Before considering these data requests, agencies should establish written guidelines and procedures to allow the on-site access or off-site loan of personally identifiable data by appropriate individuals or organizations. Last updated in 2000, NCES published a manual called Restricted-Use Data Procedures Manual to ensure the implementation of proper procedures before releasing any of its data sets. The following items, adapted from this manual, could be included in an agency’s policies and procedures regarding the loan of data:

  • description of all federal and state laws and regulations governing access to the data and penalties for violation;
  • procedures to request access to or loan of data and name of the official designated to handle the request;
  • criteria for accepting or denying requests;
  • minimum expected security requirements;
  • allowance for unannounced, unscheduled inspections of the data user’s site;
  • agency review of publications to verify that disclosure procedures have been followed; and
  • other relevant requirements.

Organizations that intend to obtain access to personally identifiable data could be required to submit a formal written application on the organization’s letterhead that would include:

  • the type of data (with specific items listed) requested;
  • reasons for requesting the data;
  • a description of how the data will be used and analyzed;
  • a description of how analyses will be presented and reported;
  • names and titles of: 1) the official(s) with the authority to bind the requesting organization to the agreement, 2) the official(s) in charge of the day-to-day operations involving the use of the data, and 3) the professional and support staff who conduct the research and analysis, as well as those who may have access to the data;
  • the estimated amount of time the data are needed; and
  • the desired medium of release (e.g., paper or media format).

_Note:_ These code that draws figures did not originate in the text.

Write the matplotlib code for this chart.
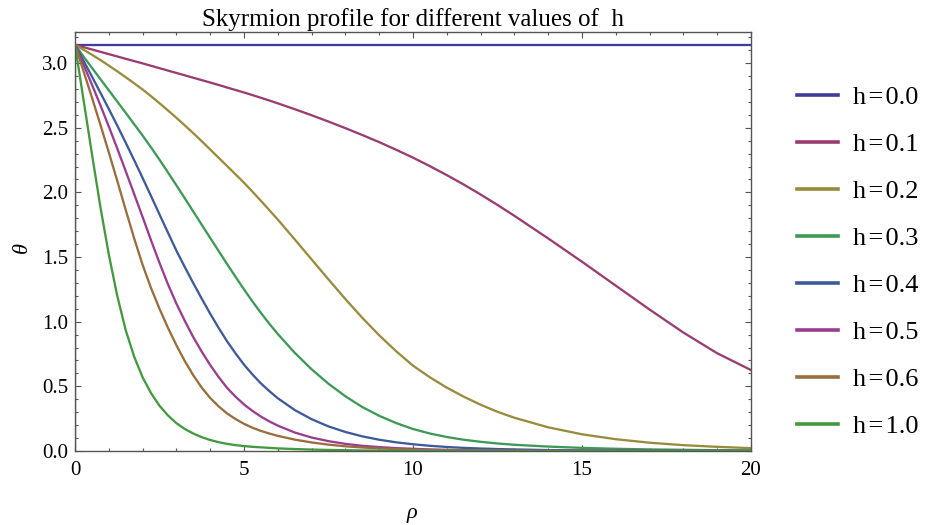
import matplotlib
matplotlib.use("Agg")
import matplotlib.pyplot as plt
from matplotlib.ticker import MultipleLocator, FormatStrFormatter

plt.rcParams['font.family'] = ['Liberation Serif', 'DejaVu Serif']

# radial coordinate samples
rho = [0, 0.25, 0.5, 0.75, 1, 1.25, 1.5, 1.75, 2, 2.25, 2.5, 2.75, 3,
       3.25, 3.5, 3.75, 4, 4.25, 4.5, 4.75, 5, 5.25, 5.5, 5.75, 6,
       6.5, 7, 7.5, 8, 8.5, 9, 9.5, 10, 10.5, 11, 11.5, 12, 12.5,
       13, 14, 15, 16, 17, 18, 19, 20]

# h = 0 stays flat at pi
rho_h00 = [0, 20]
theta_h00 = [3.1416, 3.1416]

theta_h01 = [3.1416, 3.1236, 3.1056, 3.0876, 3.0696, 3.0516, 3.0336, 3.0156,
             2.998, 2.9795, 2.961, 2.9425, 2.924,
             2.9055, 2.887, 2.8685, 2.85, 2.831, 2.8115, 2.792, 2.773, 2.7527,
             2.732, 2.7107, 2.689,
             2.644, 2.597, 2.548, 2.497, 2.444, 2.389, 2.33, 2.269, 2.203,
             2.134, 2.061, 1.984, 1.903,
             1.819, 1.644, 1.464, 1.279, 1.094, 0.916, 0.756, 0.626]
theta_h02 = [3.1416, 3.104, 3.065, 3.024, 2.981, 2.937, 2.891, 2.844, 2.796,
             2.744, 2.69, 2.634, 2.577,
             2.518, 2.458, 2.396, 2.332, 2.268, 2.204, 2.14, 2.075, 2.006,
             1.935, 1.863, 1.79,
             1.637, 1.482, 1.327, 1.175, 1.03, 0.895, 0.772, 0.66, 0.57,
             0.49, 0.42, 0.358, 0.303,
             0.257, 0.183, 0.129, 0.091, 0.064, 0.045, 0.032, 0.022]
theta_h03 = [3.1416, 3.052, 2.964, 2.877, 2.79, 2.703, 2.616, 2.528, 2.44,
             2.348, 2.253, 2.155, 2.055,
             1.954, 1.852, 1.75, 1.648, 1.547, 1.446, 1.347, 1.25, 1.157,
             1.068, 0.984, 0.905,
             0.76, 0.632, 0.52, 0.423, 0.34, 0.272, 0.216, 0.17, 0.135,
             0.108, 0.087, 0.071, 0.058,
             0.048, 0.034, 0.024, 0.017, 0.012, 0.009, 0.006, 0.005]
theta_h04 = [3.1416, 3.02, 2.897, 2.772, 2.646, 2.517, 2.385, 2.25, 2.112,
             1.972, 1.83, 1.689, 1.55,
             1.422, 1.298, 1.178, 1.062, 0.952, 0.848, 0.755, 0.668, 0.592,
             0.523, 0.463, 0.408,
             0.317, 0.246, 0.19, 0.147, 0.113, 0.087, 0.067, 0.052, 0.04,
             0.031, 0.024, 0.019, 0.015,
             0.012, 0.007, 0.005, 0.003, 0.002, 0.001, 0.001, 0.0]
theta_h05 = [3.1416, 2.99, 2.835, 2.675, 2.51, 2.34, 2.165, 1.988, 1.81,
             1.63, 1.455, 1.29, 1.14,
             1.006, 0.88, 0.768, 0.665, 0.572, 0.488, 0.42, 0.36, 0.31,
             0.266, 0.229, 0.196,
             0.143, 0.104, 0.076, 0.055, 0.04, 0.03, 0.022, 0.017, 0.012,
             0.009, 0.007, 0.005, 0.004,
             0.003, 0.002, 0.001, 0.001, 0.0, 0.0, 0.0, 0.0]
theta_h06 = [3.1416, 2.94, 2.735, 2.525, 2.31, 2.09, 1.865, 1.645, 1.44,
             1.26, 1.1, 0.953, 0.818,
             0.695, 0.585, 0.49, 0.41, 0.345, 0.29, 0.247, 0.21, 0.18,
             0.155, 0.135, 0.117,
             0.088, 0.066, 0.049, 0.036, 0.027, 0.02, 0.014, 0.01, 0.007,
             0.005, 0.004, 0.003, 0.002,
             0.001, 0.0, 0.0, 0.0, 0.0, 0.0, 0.0, 0.0]
theta_h10 = [3.1416, 2.72, 2.3, 1.89, 1.52, 1.2, 0.935, 0.73, 0.57,
             0.447, 0.35, 0.275, 0.215,
             0.17, 0.135, 0.107, 0.085, 0.068, 0.055, 0.045, 0.038, 0.032,
             0.028, 0.024, 0.02,
             0.015, 0.011, 0.008, 0.006, 0.004, 0.003, 0.002, 0.002, 0.001,
             0.001, 0.0, 0.0, 0.0,
             0.0, 0.0, 0.0, 0.0, 0.0, 0.0, 0.0, 0.0]

labels = ["h\u200a=\u200a0.0", "h\u200a=\u200a0.1", "h\u200a=\u200a0.2",
          "h\u200a=\u200a0.3", "h\u200a=\u200a0.4", "h\u200a=\u200a0.5",
          "h\u200a=\u200a0.6", "h\u200a=\u200a1.0"]
# old Mathematica default palette
colors = ["#3f3d99", "#993d71", "#998b3d", "#3d9956", "#3d5a99", "#993d90",
          "#996d3d", "#43993d"]

fig = plt.figure(figsize=(9.27, 5.25), dpi=100)
ax = fig.add_axes([0.0809, 0.141, 0.7292, 0.7986])

series = [(rho_h00, theta_h00), (rho, theta_h01), (rho, theta_h02),
          (rho, theta_h03), (rho, theta_h04), (rho, theta_h05),
          (rho, theta_h06), (rho, theta_h10)]
lines = []
for (x, y), c, lab in zip(series, colors, labels):
    ln, = ax.plot(x, y, color=c, lw=1.65, label=lab)
    lines.append(ln)
# the h=1.0 solution also runs up the rho=0 edge
ax.plot([rho[0], rho[0]], [0, theta_h10[0]], color=colors[-1], lw=1.65)

ax.set_xlim(0, 20)
ax.set_ylim(0, 3.243)
ax.xaxis.set_major_locator(MultipleLocator(5))
ax.xaxis.set_minor_locator(MultipleLocator(1))
ax.yaxis.set_major_locator(MultipleLocator(0.5))
ax.yaxis.set_minor_locator(MultipleLocator(0.1))
ax.yaxis.set_major_formatter(FormatStrFormatter('%.1f'))

frame_col = '#555555'
for sp in ax.spines.values():
    sp.set_color(frame_col)
    sp.set_linewidth(1.0)
ax.tick_params(which='both', direction='in', top=True, right=True,
               color=frame_col, width=0.8, labelsize=15)
ax.tick_params(which='major', length=4.3)
ax.tick_params(which='minor', length=2.2)
ax.tick_params(axis='y', pad=5)
ax.tick_params(axis='x', pad=7)

ax.set_title("Skyrmion profile for different values of  h", fontsize=18,
             pad=4)
ax.set_ylabel("θ", fontstyle='italic', fontsize=16)
ax.yaxis.set_label_coords(-0.064, 0.484)
ax.text(0.4985, -0.148, "ρ", transform=ax.transAxes, ha='center',
        va='center', fontstyle='italic', fontsize=16)

leg = ax.legend(handles=lines, loc='upper left',
                bbox_to_anchor=(797 / 927, 1 - 86 / 525),
                bbox_transform=fig.transFigure, frameon=False, fontsize=19,
                handlelength=1.55, handletextpad=0.56, labelspacing=0.89,
                borderpad=0, borderaxespad=0)
for hl in leg.get_lines():
    hl.set_linewidth(2.6)

fig.savefig("out.png", dpi=100)
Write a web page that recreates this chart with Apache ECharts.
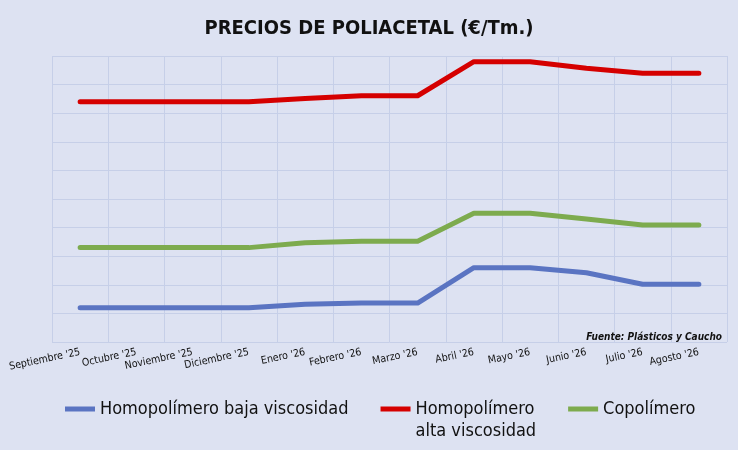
<html>
<head>
<meta charset="utf-8">
<title>Precios de poliacetal</title>
<style>
  html, body { margin: 0; padding: 0; background: #dde2f2; }
  #chart { width: 738px; height: 450px; }
</style>
<script src="https://cdn.jsdelivr.net/npm/echarts@6/dist/echarts.min.js"></script>
</head>
<body>
<div id="chart"></div>
<script>
var months = ["Septiembre '25", "Octubre '25", "Noviembre '25", "Diciembre '25", "Enero '26", "Febrero '26",
              "Marzo '26", "Abril '26", "Mayo '26", "Junio '26", "Julio '26", "Agosto '26"];
// valores estimados en €/Tm (el eje no muestra etiquetas)
var bajaVisc = [1520, 1520, 1520, 1520, 1532, 1536, 1536, 1660, 1660, 1642, 1602, 1602];
var altaVisc = [2240, 2240, 2240, 2240, 2251, 2261, 2261, 2380, 2380, 2357, 2340, 2340];
var copolimero = [1730, 1730, 1730, 1730, 1747, 1752, 1752, 1850, 1850, 1830, 1809, 1809];

var font = "'DejaVu Sans Condensed', 'DejaVu Sans', sans-serif";
var chart = echarts.init(document.getElementById('chart'));

var option = {
    backgroundColor: '#dde2f2',
    textStyle: { fontFamily: font },
    title: [{
        text: 'PRECIOS DE POLIACETAL (€/Tm.)',
        left: 'center',
        top: 14,
        textStyle: { fontSize: 20, fontWeight: 'bold', color: '#111', fontFamily: font }
    }, {
        text: 'Fuente: Plásticos y Caucho',
        right: 11,
        top: 327,
        textStyle: { fontSize: 10, fontWeight: 'bold', fontStyle: 'italic', color: '#111', fontFamily: font }
    }],
    grid: { left: 52, right: 11, top: 56, bottom: 108 },
    legend: {
        left: 65,
        top: 376,
        padding: 0,
        itemWidth: 30,
        itemHeight: 5,
        itemGap: 32,
        icon: 'rect',
        textStyle: { fontSize: 18, lineHeight: 22, color: '#111', fontFamily: font },
        formatter: function (name) {
            // leading empty line keeps the first text line level with the icon
            return name === 'Homopolímero alta viscosidad' ? '\nHomopolímero\nalta viscosidad' : name;
        },
        data: ['Homopolímero baja viscosidad', 'Homopolímero alta viscosidad', 'Copolímero']
    },
    xAxis: {
        type: 'category',
        data: months,
        boundaryGap: true,
        axisLine: { show: false },
        axisTick: { show: false },
        splitLine: { show: true, lineStyle: { color: '#c6cfe8', width: 1 } },
        axisLabel: { rotate: 12, margin: 10, fontSize: 10.5, color: '#111', interval: 0 }
    },
    yAxis: {
        type: 'value',
        min: 1400,
        max: 2400,
        interval: 100,
        axisLabel: { show: false },
        axisLine: { show: false },
        axisTick: { show: false },
        splitLine: { lineStyle: { color: '#c6cfe8', width: 1 } }
    },
    series: [{
        name: 'Homopolímero baja viscosidad',
        type: 'line',
        data: bajaVisc,
        symbol: 'none',
        color: '#5a74c2',
        lineStyle: { width: 5, cap: 'round', join: 'round' }
    }, {
        name: 'Homopolímero alta viscosidad',
        type: 'line',
        data: altaVisc,
        symbol: 'none',
        color: '#d50000',
        lineStyle: { width: 5, cap: 'round', join: 'round' }
    }, {
        name: 'Copolímero',
        type: 'line',
        data: copolimero,
        symbol: 'none',
        color: '#7dab4e',
        lineStyle: { width: 5, cap: 'round', join: 'round' }
    }]
};
chart.setOption(option);
</script>
</body>
</html>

In addition, the organizations requesting access or loan of data should submit a security plan addressing all applicable security procedures. Those procedures may include:

  • Computer security—use and update passwords; implement logon procedures with automatic security data access shut-down function; assign access security levels; integrate warning statements; prevent external access to any modems connected to the system while processing data on a computer; and use additional procedures to safeguard the data in networked environments. If a one-time complete backup copy of the data will be needed, the applicant should also explain the security procedures surrounding the backup copy of the data, including those backup copies that are created automatically while downloading. NCES goes so far as to generally exclude networked environments when licensing external users. Refer to Weaving a Secure Web Around Education: A Guide to Technology Standards and Security (National Forum on Education Statistics 2003) for recommendations in this area.
  • Physical handling and storage of data—catalogue and storage with lock and key; minimal allowance and secured storage of printed copies; and additional restrictions on copying of data.
  • Transportation of data—ideally by a bonded courier and notice of confidentiality and restricted use, or in the case of electronic data transfer, proper built-in security safeguards.

Agencies must proceed with caution before releasing portions of databases containing individual education records since these can include personally identifiable information. Under most cases, the release of database information with personally identifiable information is limited by law. In these cases, if a request for individual records is approved, agency or school staff should extract only the data approved for release.

Before a data set is released across agencies or to researchers or research institutions, appropriate agreements must be signed to clearly state that, in the minimum:

  • all records will remain private;
  • conditions of release and re-release are well defined and limited; and
  • penalties for inappropriate records use or release of records are in place.

Individuals employed by the agencies who are authorized and who will have access to the individually identifiable information also could be required to sign an affidavit of nondisclosure. Exhibit 6–4 contains a sample form.

In most cases, information indicating that an education record has been released must be documented in the record and retained there until the education record is destroyed.